As a general example, workers sent by a cleaning company to a client-hotel to clean hotel rooms may be jointly employed by both the cleaning company and the hotel.  Similarly, a private agency, non-profit organization, or public entity that hires a home care worker to provide services in an individual’s home may be a joint employer with the individual (or family or household member of the individual).

Determining Joint Employment

Joint employment is determined by applying the “economic realities” test, which examines a number of factors to determine whether a worker is economically dependent on a purported employer, thus creating an employment relationship.  Factors to consider may include whether a possible employer has the power to direct, control, or supervise the worker(s) or the work performed; whether a possible employer has the power to hire or fire, modify the employment conditions or determine the pay rates or the methods of wage payment for the worker(s); the degree of permanency and duration of the relationship; where the work is performed and whether the tasks performed require special skills; whether the work performed is an integral part of the overall business operation; whether a possible employer undertakes responsibilities in relation to the worker(s) which are commonly performed by employers; whose equipment is used; and who performs payroll and similar functions.  Other factors also may be considered and no one factor is controlling.  The ultimate question is one of economic dependence.

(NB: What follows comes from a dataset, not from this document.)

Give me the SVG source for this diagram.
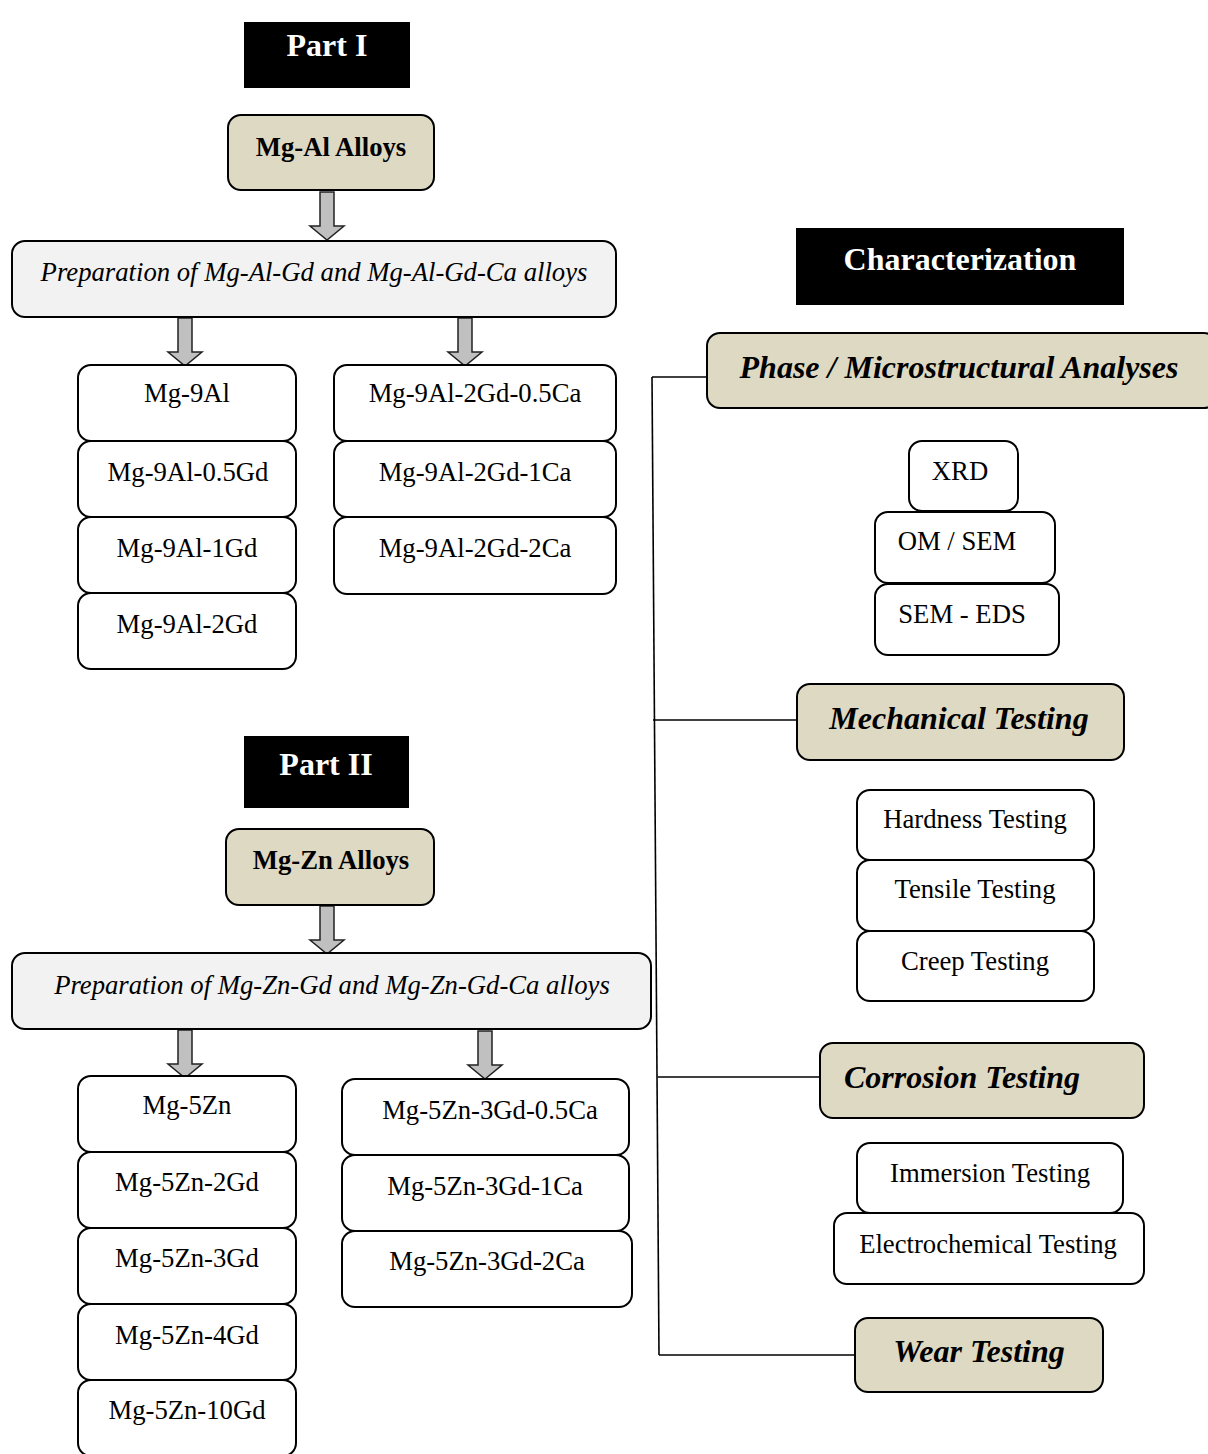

The NLRB has slightly different standards that will be discussed in our next newsletter.

Single-Employer Doctrine Reaffirmed as Defense by 7th​ Circuit

The U.S. Court of Appeals for the 7th Circuit recently ruled that a District Court erred in granting summary judgment to a union pension fund seeking fringe benefit contributions under Labor Management Relations Act and ERISA. Plaintiff-union, Chicago Regional Council of Carpenters fringe benefit funds (the “Funds”), alleged the Funds were owed by Schal Bovis, Inc., (defendant-employer) for failure to make fringe benefit payments for construction work performed by non-union labor and by sheet metal workers.

Ultimately, the appeal boiled down to 2 issues regarding 2 separate claims under the collective bargaining agreement (“CBA”). The CBA required the defendant-employer to track hours and pay fringe benefits for “jurisdictional work” performed by non-union subs.

The first claim involved the installation of cabinetry, undisputedly within the Union’s jurisdiction. Defendant contracted a non-union sub, Canac, who in-turn used its union labor-sister company, Qualifit Kitchens, to perform the work. The Court of Appeals held that Canac and Qualifit Kitchens were a single employer under the single-employer doctrine, and thus, the general contractor did not violate the CBA by assigning work to Canac. 

However, under the CBA the Union also agreed “not to interfere with the existing practices of other unions affiliated with the building trades.”  The second claim involved the jurisdictional work of installing stainless steel kitchen equipment. Defendant subcontracted the work to Edward Don who subcontracted RB Hoods, which was a union signatory with the Sheet Metal Workers. RB Hoods used union labor from the Sheet Metal Workers and paid fringe benefits to the Sheet Metal Workers. The Court of Appeals held that the general contractor’s retention of sheet metal workers to install stainless steel kitchen equipment did not violate the CBA’s provision governing the union’s jurisdiction.